» What to do
Leaving out every picture, retype the lines below from the top through the one that contains "plt.rcParams['font.family'] = ['Liberation".

Source code of charts
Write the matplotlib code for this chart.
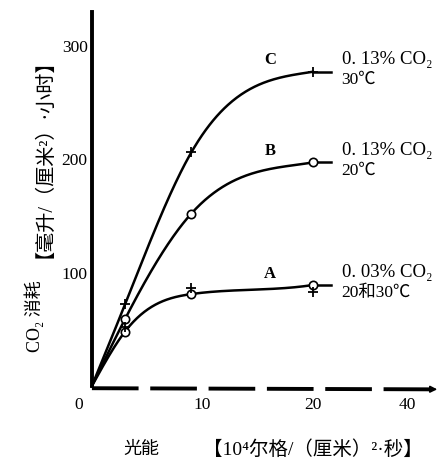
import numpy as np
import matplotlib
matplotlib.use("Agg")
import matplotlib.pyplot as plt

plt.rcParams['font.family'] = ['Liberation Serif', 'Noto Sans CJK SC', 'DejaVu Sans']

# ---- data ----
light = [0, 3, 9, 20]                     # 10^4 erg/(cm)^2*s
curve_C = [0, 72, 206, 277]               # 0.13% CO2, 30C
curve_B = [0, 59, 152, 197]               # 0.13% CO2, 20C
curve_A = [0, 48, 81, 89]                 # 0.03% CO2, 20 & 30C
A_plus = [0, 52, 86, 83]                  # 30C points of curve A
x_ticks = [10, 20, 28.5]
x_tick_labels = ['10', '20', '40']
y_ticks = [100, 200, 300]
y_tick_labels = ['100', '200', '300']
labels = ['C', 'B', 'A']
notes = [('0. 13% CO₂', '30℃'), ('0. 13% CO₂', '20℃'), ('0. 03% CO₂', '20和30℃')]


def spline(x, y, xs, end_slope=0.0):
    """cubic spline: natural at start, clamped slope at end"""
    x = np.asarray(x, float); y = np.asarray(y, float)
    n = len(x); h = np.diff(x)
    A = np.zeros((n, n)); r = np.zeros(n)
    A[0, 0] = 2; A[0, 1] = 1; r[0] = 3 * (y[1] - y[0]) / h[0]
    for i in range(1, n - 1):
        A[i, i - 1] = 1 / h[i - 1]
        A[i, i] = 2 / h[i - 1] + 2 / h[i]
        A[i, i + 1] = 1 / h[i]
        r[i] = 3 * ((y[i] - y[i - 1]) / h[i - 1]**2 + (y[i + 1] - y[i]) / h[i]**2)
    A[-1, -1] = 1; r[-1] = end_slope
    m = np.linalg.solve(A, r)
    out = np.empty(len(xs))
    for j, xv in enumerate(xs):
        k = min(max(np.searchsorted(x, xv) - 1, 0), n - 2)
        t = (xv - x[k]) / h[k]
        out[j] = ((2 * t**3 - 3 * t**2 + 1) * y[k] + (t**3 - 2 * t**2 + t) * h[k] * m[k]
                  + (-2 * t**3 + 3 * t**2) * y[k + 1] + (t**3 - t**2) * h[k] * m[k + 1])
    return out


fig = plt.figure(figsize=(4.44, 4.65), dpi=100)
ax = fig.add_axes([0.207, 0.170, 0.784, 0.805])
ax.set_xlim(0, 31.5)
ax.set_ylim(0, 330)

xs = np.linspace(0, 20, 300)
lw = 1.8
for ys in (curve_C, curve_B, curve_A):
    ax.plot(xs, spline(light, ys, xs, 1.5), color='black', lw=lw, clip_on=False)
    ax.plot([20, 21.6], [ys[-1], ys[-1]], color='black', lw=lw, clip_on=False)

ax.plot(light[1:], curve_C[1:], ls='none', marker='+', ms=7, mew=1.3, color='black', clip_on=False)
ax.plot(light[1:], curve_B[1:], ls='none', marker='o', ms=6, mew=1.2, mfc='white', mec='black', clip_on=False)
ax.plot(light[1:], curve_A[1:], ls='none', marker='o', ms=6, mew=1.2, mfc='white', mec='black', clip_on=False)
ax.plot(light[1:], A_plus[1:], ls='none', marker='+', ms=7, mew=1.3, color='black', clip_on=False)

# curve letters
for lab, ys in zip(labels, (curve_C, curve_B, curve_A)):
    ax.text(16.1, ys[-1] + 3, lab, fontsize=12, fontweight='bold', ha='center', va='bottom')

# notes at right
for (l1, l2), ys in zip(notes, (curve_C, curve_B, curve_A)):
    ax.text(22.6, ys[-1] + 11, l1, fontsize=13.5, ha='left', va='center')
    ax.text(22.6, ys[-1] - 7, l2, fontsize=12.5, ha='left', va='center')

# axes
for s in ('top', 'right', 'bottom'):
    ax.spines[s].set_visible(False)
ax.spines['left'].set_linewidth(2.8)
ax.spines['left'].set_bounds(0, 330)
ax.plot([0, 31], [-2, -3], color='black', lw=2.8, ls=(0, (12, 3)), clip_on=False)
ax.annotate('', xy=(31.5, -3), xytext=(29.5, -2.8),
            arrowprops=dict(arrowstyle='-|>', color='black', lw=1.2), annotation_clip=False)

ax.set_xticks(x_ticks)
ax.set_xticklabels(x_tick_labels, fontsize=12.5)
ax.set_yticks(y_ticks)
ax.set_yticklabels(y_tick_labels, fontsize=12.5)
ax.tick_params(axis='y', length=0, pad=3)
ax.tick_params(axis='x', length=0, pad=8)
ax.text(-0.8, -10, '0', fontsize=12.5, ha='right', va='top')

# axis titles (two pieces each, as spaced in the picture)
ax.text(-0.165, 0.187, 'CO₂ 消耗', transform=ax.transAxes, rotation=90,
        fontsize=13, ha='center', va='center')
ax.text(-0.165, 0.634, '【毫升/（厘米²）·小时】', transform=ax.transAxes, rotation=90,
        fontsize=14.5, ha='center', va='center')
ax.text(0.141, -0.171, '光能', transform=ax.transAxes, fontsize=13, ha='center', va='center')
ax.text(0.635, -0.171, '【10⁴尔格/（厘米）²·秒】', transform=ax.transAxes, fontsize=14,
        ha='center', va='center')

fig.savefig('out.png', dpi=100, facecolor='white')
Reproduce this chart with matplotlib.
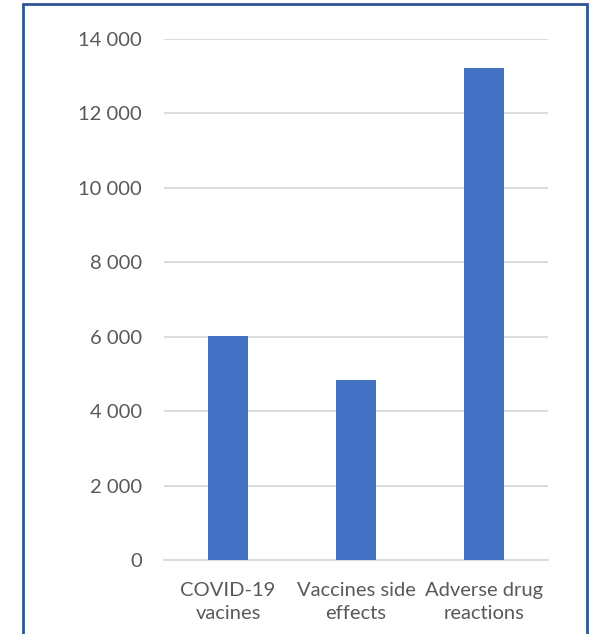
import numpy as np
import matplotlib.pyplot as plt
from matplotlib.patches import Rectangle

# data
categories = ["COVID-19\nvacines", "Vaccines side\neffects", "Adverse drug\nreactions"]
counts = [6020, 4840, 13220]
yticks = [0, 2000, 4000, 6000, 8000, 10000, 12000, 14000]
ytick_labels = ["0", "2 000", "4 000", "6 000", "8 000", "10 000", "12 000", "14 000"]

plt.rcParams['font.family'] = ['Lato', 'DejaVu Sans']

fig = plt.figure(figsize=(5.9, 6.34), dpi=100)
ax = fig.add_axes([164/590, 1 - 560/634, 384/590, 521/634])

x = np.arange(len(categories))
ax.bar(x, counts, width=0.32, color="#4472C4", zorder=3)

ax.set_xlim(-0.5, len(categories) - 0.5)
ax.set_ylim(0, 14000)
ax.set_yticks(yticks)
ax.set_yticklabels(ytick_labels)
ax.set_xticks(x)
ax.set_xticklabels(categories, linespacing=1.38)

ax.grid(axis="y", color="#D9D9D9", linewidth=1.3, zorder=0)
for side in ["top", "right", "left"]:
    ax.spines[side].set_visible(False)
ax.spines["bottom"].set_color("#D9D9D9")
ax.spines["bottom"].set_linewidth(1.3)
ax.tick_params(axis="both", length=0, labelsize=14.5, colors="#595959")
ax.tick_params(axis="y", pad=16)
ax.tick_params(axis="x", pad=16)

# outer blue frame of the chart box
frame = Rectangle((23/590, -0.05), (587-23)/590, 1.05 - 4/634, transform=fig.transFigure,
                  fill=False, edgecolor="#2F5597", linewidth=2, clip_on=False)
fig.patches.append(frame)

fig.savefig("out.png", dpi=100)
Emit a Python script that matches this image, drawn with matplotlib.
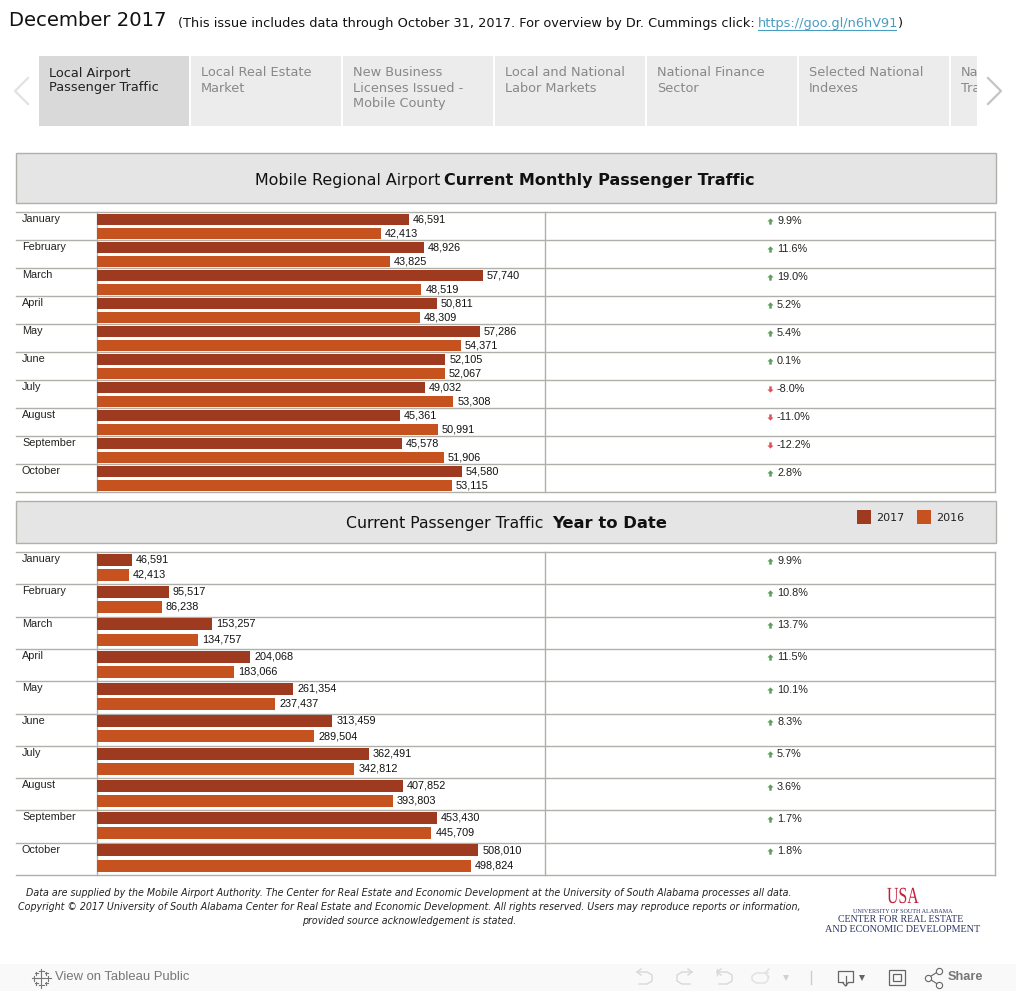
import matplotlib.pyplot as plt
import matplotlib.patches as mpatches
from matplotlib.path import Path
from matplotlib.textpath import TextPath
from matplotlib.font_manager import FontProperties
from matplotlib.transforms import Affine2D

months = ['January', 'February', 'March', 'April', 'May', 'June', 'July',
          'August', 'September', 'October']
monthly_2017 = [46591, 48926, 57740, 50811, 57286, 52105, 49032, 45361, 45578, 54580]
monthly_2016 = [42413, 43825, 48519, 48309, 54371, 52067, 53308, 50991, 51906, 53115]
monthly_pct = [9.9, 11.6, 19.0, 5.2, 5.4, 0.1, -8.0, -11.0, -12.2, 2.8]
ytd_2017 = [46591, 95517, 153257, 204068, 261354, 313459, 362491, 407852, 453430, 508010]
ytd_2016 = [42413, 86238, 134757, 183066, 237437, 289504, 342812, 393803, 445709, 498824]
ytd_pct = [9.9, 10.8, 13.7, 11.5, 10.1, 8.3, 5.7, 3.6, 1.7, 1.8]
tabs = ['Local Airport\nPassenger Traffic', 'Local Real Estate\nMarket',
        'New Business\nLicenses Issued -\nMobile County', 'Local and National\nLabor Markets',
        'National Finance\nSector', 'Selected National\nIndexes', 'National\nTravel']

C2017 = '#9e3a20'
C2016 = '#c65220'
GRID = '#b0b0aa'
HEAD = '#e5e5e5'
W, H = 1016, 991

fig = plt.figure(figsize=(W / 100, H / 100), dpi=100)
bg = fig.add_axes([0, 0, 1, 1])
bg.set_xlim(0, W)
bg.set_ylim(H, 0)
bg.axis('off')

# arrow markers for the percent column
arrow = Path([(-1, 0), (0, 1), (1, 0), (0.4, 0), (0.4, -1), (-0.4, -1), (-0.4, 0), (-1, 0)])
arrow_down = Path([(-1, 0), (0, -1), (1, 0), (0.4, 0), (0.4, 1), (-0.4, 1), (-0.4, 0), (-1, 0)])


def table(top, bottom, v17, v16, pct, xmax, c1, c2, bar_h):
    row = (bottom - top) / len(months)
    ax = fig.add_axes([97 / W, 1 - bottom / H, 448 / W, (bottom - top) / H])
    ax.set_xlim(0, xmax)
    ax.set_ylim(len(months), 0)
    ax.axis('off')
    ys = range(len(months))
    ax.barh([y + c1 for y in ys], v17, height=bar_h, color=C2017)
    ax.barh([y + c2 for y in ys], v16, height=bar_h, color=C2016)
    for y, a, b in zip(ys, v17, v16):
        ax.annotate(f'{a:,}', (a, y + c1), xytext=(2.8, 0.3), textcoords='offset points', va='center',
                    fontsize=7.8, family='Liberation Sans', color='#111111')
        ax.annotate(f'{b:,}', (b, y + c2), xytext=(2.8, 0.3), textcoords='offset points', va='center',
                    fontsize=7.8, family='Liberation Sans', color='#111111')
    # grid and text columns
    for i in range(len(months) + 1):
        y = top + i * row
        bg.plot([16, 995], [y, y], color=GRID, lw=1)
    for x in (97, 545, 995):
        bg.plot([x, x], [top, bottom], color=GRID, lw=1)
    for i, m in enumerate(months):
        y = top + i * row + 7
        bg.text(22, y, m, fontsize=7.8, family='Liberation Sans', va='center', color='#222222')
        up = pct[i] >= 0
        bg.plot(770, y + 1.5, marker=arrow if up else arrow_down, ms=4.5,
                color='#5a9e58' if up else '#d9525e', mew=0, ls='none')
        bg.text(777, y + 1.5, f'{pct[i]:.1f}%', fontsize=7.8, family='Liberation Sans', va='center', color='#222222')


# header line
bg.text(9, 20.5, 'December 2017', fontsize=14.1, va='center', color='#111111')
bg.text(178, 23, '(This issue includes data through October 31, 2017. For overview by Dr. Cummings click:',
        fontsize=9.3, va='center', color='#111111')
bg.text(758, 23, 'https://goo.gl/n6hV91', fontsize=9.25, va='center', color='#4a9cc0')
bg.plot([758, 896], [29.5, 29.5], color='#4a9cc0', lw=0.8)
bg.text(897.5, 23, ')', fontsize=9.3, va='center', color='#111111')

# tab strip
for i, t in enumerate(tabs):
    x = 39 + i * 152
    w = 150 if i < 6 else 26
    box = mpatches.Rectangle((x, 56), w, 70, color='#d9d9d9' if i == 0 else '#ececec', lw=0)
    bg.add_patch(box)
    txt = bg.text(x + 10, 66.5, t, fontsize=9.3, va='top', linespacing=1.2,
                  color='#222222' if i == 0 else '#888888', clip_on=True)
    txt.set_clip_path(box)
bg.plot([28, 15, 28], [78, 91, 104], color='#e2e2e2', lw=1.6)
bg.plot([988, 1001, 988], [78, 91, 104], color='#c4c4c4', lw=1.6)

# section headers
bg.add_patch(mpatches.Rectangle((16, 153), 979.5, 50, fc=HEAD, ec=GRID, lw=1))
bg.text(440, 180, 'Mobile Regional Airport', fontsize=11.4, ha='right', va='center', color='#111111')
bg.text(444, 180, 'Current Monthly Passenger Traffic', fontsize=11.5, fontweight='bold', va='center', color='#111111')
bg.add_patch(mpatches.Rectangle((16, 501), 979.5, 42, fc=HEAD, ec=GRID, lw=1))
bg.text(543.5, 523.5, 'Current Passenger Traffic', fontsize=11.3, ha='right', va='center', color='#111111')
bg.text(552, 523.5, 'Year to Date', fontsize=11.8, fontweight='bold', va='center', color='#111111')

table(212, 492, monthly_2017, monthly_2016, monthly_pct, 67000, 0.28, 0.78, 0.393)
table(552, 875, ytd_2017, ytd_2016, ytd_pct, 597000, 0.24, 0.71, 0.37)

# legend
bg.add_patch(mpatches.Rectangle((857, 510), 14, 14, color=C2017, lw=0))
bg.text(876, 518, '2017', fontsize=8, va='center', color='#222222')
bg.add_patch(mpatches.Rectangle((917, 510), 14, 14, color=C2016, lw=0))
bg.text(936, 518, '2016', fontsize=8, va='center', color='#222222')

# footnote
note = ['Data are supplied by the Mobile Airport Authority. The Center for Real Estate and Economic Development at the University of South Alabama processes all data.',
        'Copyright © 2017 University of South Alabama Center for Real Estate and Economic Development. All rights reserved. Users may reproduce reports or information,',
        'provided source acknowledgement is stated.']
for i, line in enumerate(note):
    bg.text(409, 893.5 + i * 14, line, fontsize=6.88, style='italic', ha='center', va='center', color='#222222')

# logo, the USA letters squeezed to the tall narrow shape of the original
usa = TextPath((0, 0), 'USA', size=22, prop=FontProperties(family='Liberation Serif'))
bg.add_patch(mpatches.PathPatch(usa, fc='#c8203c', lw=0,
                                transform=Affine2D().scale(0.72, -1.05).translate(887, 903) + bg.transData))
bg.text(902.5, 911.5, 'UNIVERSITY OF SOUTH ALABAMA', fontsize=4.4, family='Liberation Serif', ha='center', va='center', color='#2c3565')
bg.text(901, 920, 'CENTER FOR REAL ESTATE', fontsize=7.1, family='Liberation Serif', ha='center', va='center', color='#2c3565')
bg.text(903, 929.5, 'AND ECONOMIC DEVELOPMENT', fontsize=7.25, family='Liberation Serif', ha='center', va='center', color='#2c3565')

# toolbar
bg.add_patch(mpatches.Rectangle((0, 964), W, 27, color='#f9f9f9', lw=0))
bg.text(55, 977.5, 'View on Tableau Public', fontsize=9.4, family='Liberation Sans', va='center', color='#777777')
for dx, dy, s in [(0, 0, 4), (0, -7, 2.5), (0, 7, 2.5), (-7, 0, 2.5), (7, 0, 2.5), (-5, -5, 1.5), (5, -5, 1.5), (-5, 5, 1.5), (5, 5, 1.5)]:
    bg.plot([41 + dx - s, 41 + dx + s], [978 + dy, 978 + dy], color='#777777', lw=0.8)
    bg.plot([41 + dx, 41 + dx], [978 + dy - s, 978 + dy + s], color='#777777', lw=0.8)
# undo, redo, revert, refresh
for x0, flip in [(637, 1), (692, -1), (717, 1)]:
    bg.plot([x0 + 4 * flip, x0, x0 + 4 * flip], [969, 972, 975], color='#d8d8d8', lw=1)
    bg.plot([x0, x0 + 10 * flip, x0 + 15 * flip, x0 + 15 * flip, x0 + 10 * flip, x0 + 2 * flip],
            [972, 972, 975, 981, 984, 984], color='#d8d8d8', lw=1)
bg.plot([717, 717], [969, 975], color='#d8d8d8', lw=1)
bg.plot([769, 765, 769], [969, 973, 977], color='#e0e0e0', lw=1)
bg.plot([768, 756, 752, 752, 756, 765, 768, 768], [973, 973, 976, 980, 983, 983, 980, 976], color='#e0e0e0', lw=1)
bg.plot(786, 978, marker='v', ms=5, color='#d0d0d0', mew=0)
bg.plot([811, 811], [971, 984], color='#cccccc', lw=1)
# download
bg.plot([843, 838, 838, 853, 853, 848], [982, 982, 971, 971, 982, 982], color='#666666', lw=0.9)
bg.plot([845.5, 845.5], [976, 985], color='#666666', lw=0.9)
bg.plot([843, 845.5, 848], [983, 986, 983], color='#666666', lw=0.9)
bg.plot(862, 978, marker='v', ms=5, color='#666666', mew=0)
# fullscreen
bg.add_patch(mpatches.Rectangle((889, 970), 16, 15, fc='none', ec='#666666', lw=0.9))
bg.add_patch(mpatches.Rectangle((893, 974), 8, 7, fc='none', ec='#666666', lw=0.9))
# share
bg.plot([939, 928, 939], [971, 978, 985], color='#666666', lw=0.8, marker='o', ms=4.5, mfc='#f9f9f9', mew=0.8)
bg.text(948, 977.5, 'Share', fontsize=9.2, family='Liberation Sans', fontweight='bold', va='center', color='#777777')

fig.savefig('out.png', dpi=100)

» Result
Write the matplotlib code for this chart.
import numpy as np
import matplotlib
matplotlib.use("Agg")
import matplotlib.pyplot as plt

plt.rcParams['font.family'] = ['Liberation Serif', 'Noto Sans CJK SC', 'DejaVu Sans']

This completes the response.